Why did the ECHR differ from the UK Courts?
Strasbourg’s approach differed from that of the domestic courts when confronted by the applicants’ Catch 22 predicament:
The Court of Appeal (Secretary of State for Justice v Walker [2008] EWCA Civ 30) and House of Lords (Secretary of State for Justice v James [2009] UKHL 22) had been united in their criticism of the Secretary of State’s failure to provide adequate resources with which to meet his public law duty, yet each had fallen short of finding the detention to be unlawful in and of itself. Despite noting the Secretary of State’s ‘deplorable’ failure to meet his public law duty, the House of Lords had found no rupture in the crucial causal connection in these types of cases between the ground of detention and the detention itself. In the Court of Appeal in James, Lord Phillips’ starting point had been that the primary object of the IPP sentence was to protect the public, not to rehabilitate. For him, concerns from an Article 5 perspective only arose when the stage was reached that detention was no longer necessary for protection of the public, or where so long had elapsed without a meaningful detention review that detention had to be considered arbitrary. By contrast, the ECtHR essentially viewed protecting the public and rehabilitation as two sides of the same coin.
A real opportunity for rehabilitation was ‘a necessary element of any part of the detention which is to be justified solely by reference to public protection’. Detention for public protection could not be allowed to ‘open the door to arbitrary detention’.
Reasonable provision of rehabilitative services was all that was required. Yes, persons could be detained indefinitely on the grounds of public protection from the risk they posed, but the system had to provide for those risks to be reduced through rehabilitation. As the courts below recognised, this was ‘inherent’ in the way the legislation was intended to work in practice. For Strasbourg however, it was also inherent to the question of lawfulness.
What now for IPPs?
The government says it intends to appeal, though given the clear reasoning and unanimous decision it is difficult to see the Grand Camber at the European Court giving much consideration to any appeal.
What the ECtHR has not ruled is that the whole concept of indefinite preventive detention after a prisoner has completed the punitive part of his sentence (tariff) is in breach of the human rights convention. IPP sentences are still being handed down even though parliament has passed a law (as part of the Legal Aid, Sentencing and Punishment of Offenders (LASPO) Act given royal assent on 1 May 2012) that includes abolition of future IPP sentences, because that part of the Act comes into effect only on a date to be fixed by the Justice Secretary, and no such date has yet been fixed.
However this judgment does give some definition to arbitrary detention and may be useful in other contexts such as whole life sentences which are up for judgement in Strasbourg shortly.

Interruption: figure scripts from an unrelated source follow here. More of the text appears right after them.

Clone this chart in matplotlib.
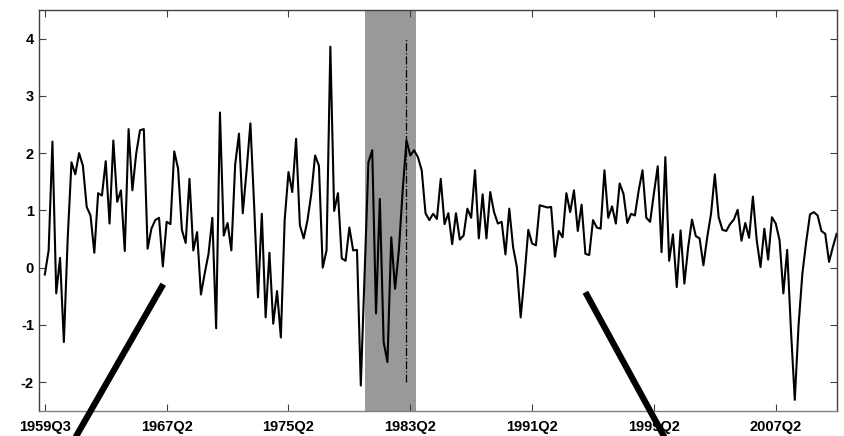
import matplotlib
matplotlib.use("Agg")
import matplotlib.pyplot as plt
import numpy as np

# serie trimestral, primer dato 1959Q3
serie = [
    -0.12, 0.30, 2.20, -0.45, 0.17, -1.30, 0.50, 1.84, 1.63, 2.00,
    1.78, 1.06, 0.91, 0.26, 1.30, 1.26, 1.86, 0.77, 2.22, 1.15,
    1.35, 0.29, 2.42, 1.35, 1.99, 2.40, 2.42, 0.33, 0.68, 0.83,
    0.87, 0.02, 0.80, 0.76, 2.03, 1.73, 0.66, 0.43, 1.55, 0.30,
    0.62, -0.47, -0.10, 0.24, 0.87, -1.06, 2.71, 0.56, 0.78, 0.30,
    1.80, 2.34, 0.95, 1.70, 2.52, 1.06, -0.52, 0.94, -0.87, 0.26,
    -0.98, -0.41, -1.22, 0.83, 1.67, 1.32, 2.25, 0.74, 0.51, 0.83,
    1.29, 1.96, 1.78, 0.00, 0.30, 3.86, 0.99, 1.30, 0.16, 0.12,
    0.70, 0.30, 0.31, -2.06, -0.10, 1.84, 2.05, -0.80, 1.20, -1.30,
    -1.65, 0.53, -0.37, 0.30, 1.35, 2.22, 1.96, 2.05, 1.93, 1.70,
    0.95, 0.83, 0.94, 0.85, 1.55, 0.76, 0.95, 0.41, 0.95, 0.49,
    0.56, 1.03, 0.87, 1.70, 0.51, 1.28, 0.51, 1.32, 0.97, 0.77,
    0.80, 0.23, 1.03, 0.36, 0.01, -0.87, -0.15, 0.66, 0.42, 0.39,
    1.09, 1.07, 1.05, 1.06, 0.19, 0.64, 0.53, 1.30, 0.97, 1.35,
    0.64, 1.10, 0.24, 0.22, 0.83, 0.70, 0.68, 1.70, 0.87, 1.07,
    0.77, 1.47, 1.29, 0.78, 0.94, 0.91, 1.35, 1.70, 0.87, 0.80,
    1.30, 1.77, 0.27, 1.93, 0.12, 0.58, -0.34, 0.65, -0.28, 0.36,
    0.84, 0.55, 0.51, 0.04, 0.53, 0.94, 1.63, 0.88, 0.66, 0.64,
    0.76, 0.84, 1.01, 0.47, 0.78, 0.52, 1.24, 0.48, 0.01, 0.68,
    0.14, 0.88, 0.77, 0.48, -0.45, 0.31, -1.10, -2.31, -1.00, -0.10,
    0.45, 0.93, 0.97, 0.91, 0.64, 0.59, 0.10, 0.36, 0.59,
]
etiquetas = ["1959Q3", "1967Q2", "1975Q2", "1983Q2", "1991Q2", "1999Q2", "2007Q2"]
paso_etiquetas = 32          # trimestres entre etiquetas
banda = [84.1, 97.5]         # periodo sombreado
marca = 95                   # línea vertical punteada
marca_rango = [-2, 4]

plt.rcParams["font.family"] = ["Liberation Sans", "DejaVu Sans"]
plt.rcParams["axes.unicode_minus"] = False

t = np.arange(len(serie))

fig = plt.figure(figsize=(8.44, 4.36), dpi=100)
ax = fig.add_axes([0.0468, 0.058, 0.9445, 0.919])

ax.axvspan(banda[0], banda[1], color="#999999", lw=0, zorder=0)
ax.plot(t, serie, color="black", lw=1.5, zorder=2)
ax.plot([marca, marca], marca_rango, color="black", lw=0.9, ls="-.", zorder=3)

ax.set_xlim(-1.4, len(serie) - 1)
ax.set_ylim(-2.5, 4.5)
ax.set_xticks(np.arange(len(etiquetas)) * paso_etiquetas)
ax.set_xticklabels(etiquetas)
ax.set_yticks(range(-2, 5))

ax.tick_params(direction="in", length=5, width=0.8, color="#404040",
               top=True, right=True, labelsize=10.5)
ax.tick_params(axis="x", pad=7)
ax.tick_params(axis="y", pad=4)
for lab in ax.get_xticklabels() + ax.get_yticklabels():
    lab.set_fontweight("bold")
for s in ax.spines.values():
    s.set_color("#404040")
    s.set_linewidth(1.0)
ax.spines["bottom"].set_color("#808080")

# trazos gruesos que salen por debajo del eje
ax.plot([31.1, 6.9], [-0.29, -3.1], color="black", lw=4.5,
        solid_capstyle="butt", clip_on=False, zorder=5)
ax.plot([142.0, 163.9], [-0.43, -3.1], color="black", lw=4.5,
        solid_capstyle="butt", clip_on=False, zorder=5)

fig.savefig("out.png", dpi=100)
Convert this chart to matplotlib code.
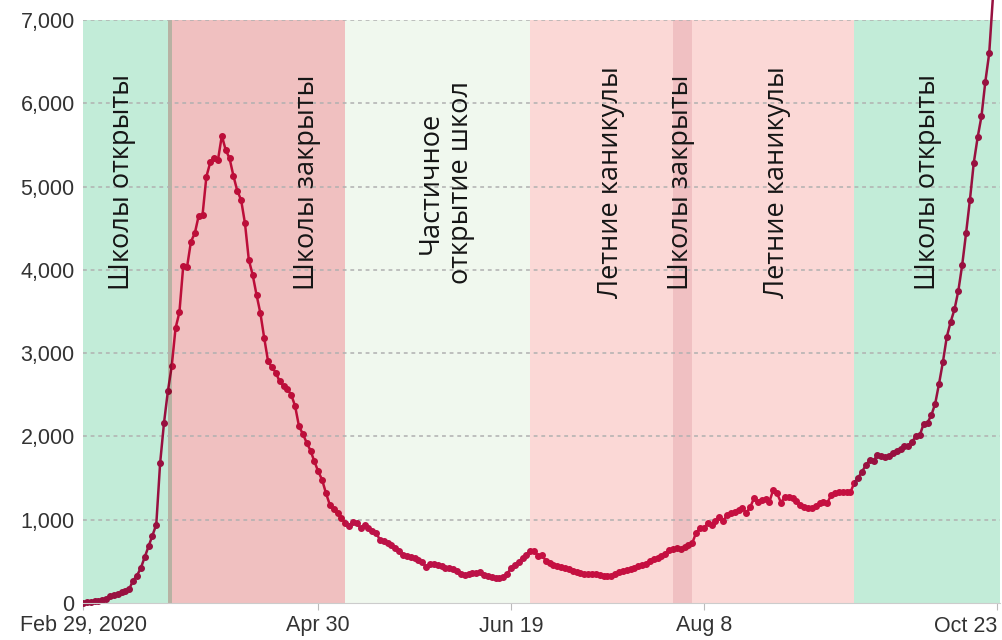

It will also hopefully put pressure on the government to bring into force the repeal of IPP sentences and to work out how to rapidly reduce the existing ones.
There are also likely to be immediate practical consequences in terms of potential damages claims brought on behalf of those 3,000-plus prisoners currently over tariff, as well as other IPP prisoners who have been released but were themselves arbitrarily deprived of their liberty as a result of the systemic failings noted by the Court. These could be brought under Section 8 of the Human Rights Act 1998 though any HRA claims would be limited to relatively low awards reflecting ‘just satisfaction’ within the meaning of Article 41 ECHR (the applicants received only a few thousand Euros each).
An additional caveat is that only those who can show that their release has been significantly delayed by an absence of specific available courses, specifically prescribed as conditions for consideration for release, are likely to have a case for compensation. IPP prisoners who have yet to complete their tariffs are unlikely to qualify for compensation.